**Task instructions**
Only the lines from the start of the data below through the line that contains "ax = fig.add_axes([0.1486, 0.1004, 0.851, 0.8636])" are to be copied, exactly and without pictures.

**Provided data**
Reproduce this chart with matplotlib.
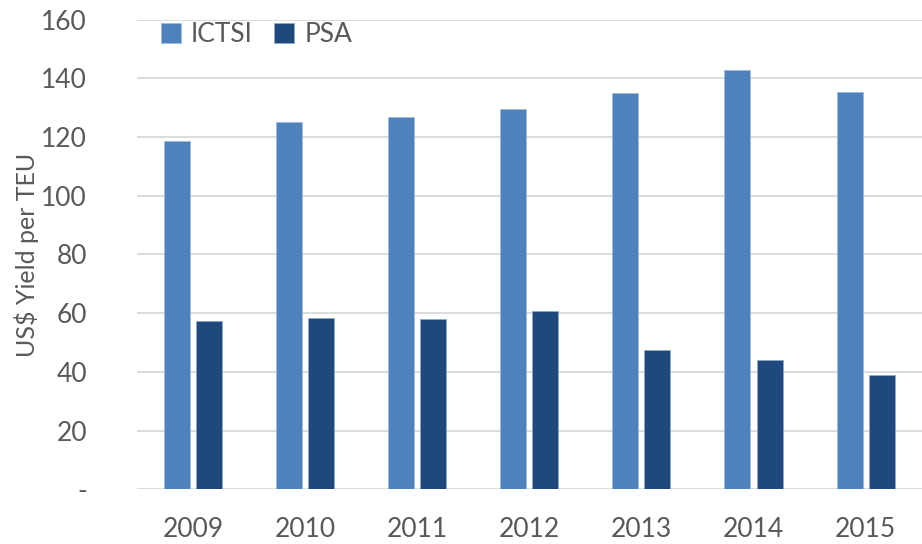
import matplotlib.pyplot as plt
import numpy as np

plt.rcParams["font.family"] = ["Lato", "DejaVu Sans"]

years = ["2009", "2010", "2011", "2012", "2013", "2014", "2015"]
ictsi = [118.6, 125.2, 126.9, 129.5, 134.9, 142.7, 135.2]
psa = [57.5, 58.4, 57.9, 60.9, 47.5, 43.9, 39.1]
y_ticks = [0, 20, 40, 60, 80, 100, 120, 140, 160]
y_tick_labels = ["-", "20", "40", "60", "80", "100", "120", "140", "160"]

text_color = "#595959"
grid_color = "#d9d9d9"

fig = plt.figure(figsize=(9.22, 5.44), dpi=100)
ax = fig.add_axes([0.1486, 0.1004, 0.851, 0.8636])

x = np.arange(len(years))
width = 0.232
offset = 0.143
ax.bar(x - offset, ictsi, width, color="#4f81bd", edgecolor="#9dbbe0", linewidth=0.6, label="ICTSI", zorder=3)
ax.bar(x + offset, psa, width, color="#1f497d", edgecolor="#8fa8c8", linewidth=0.6, label="PSA", zorder=3)

ax.set_xlim(-0.5, len(years) - 0.5)
ax.set_ylim(0, 160)
ax.set_yticks(y_ticks)
ax.set_yticklabels(y_tick_labels)
ax.set_xticks(x)
ax.set_xticklabels(years)
ax.tick_params(axis="both", length=0, labelsize=19, colors=text_color)
ax.tick_params(axis="y", pad=36)
ax.tick_params(axis="x", pad=20)

ax.grid(axis="y", color=grid_color, linewidth=1.3, zorder=0)
for side in ["top", "right", "left", "bottom"]:
    ax.spines[side].set_visible(False)

ax.set_ylabel("US$ Yield per TEU", fontsize=18, color=text_color)
ax.yaxis.set_label_coords(-0.125, 0.5)

ax.legend(loc="upper left", bbox_to_anchor=(0.0, 1.045), ncol=2, frameon=False,
          fontsize=19, labelcolor=text_color, handlelength=0.75, handleheight=0.75,
          handletextpad=0.4, columnspacing=0.8)

fig.savefig("out.png", dpi=100)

**Final result**
Reproduce this chart with matplotlib.
import matplotlib.pyplot as plt
import numpy as np

plt.rcParams["font.family"] = ["Lato", "DejaVu Sans"]

years = ["2009", "2010", "2011", "2012", "2013", "2014", "2015"]
ictsi = [118.6, 125.2, 126.9, 129.5, 134.9, 142.7, 135.2]
psa = [57.5, 58.4, 57.9, 60.9, 47.5, 43.9, 39.1]
y_ticks = [0, 20, 40, 60, 80, 100, 120, 140, 160]
y_tick_labels = ["-", "20", "40", "60", "80", "100", "120", "140", "160"]

text_color = "#595959"
grid_color = "#d9d9d9"

fig = plt.figure(figsize=(9.22, 5.44), dpi=100)
ax = fig.add_axes([0.1486, 0.1004, 0.851, 0.8636])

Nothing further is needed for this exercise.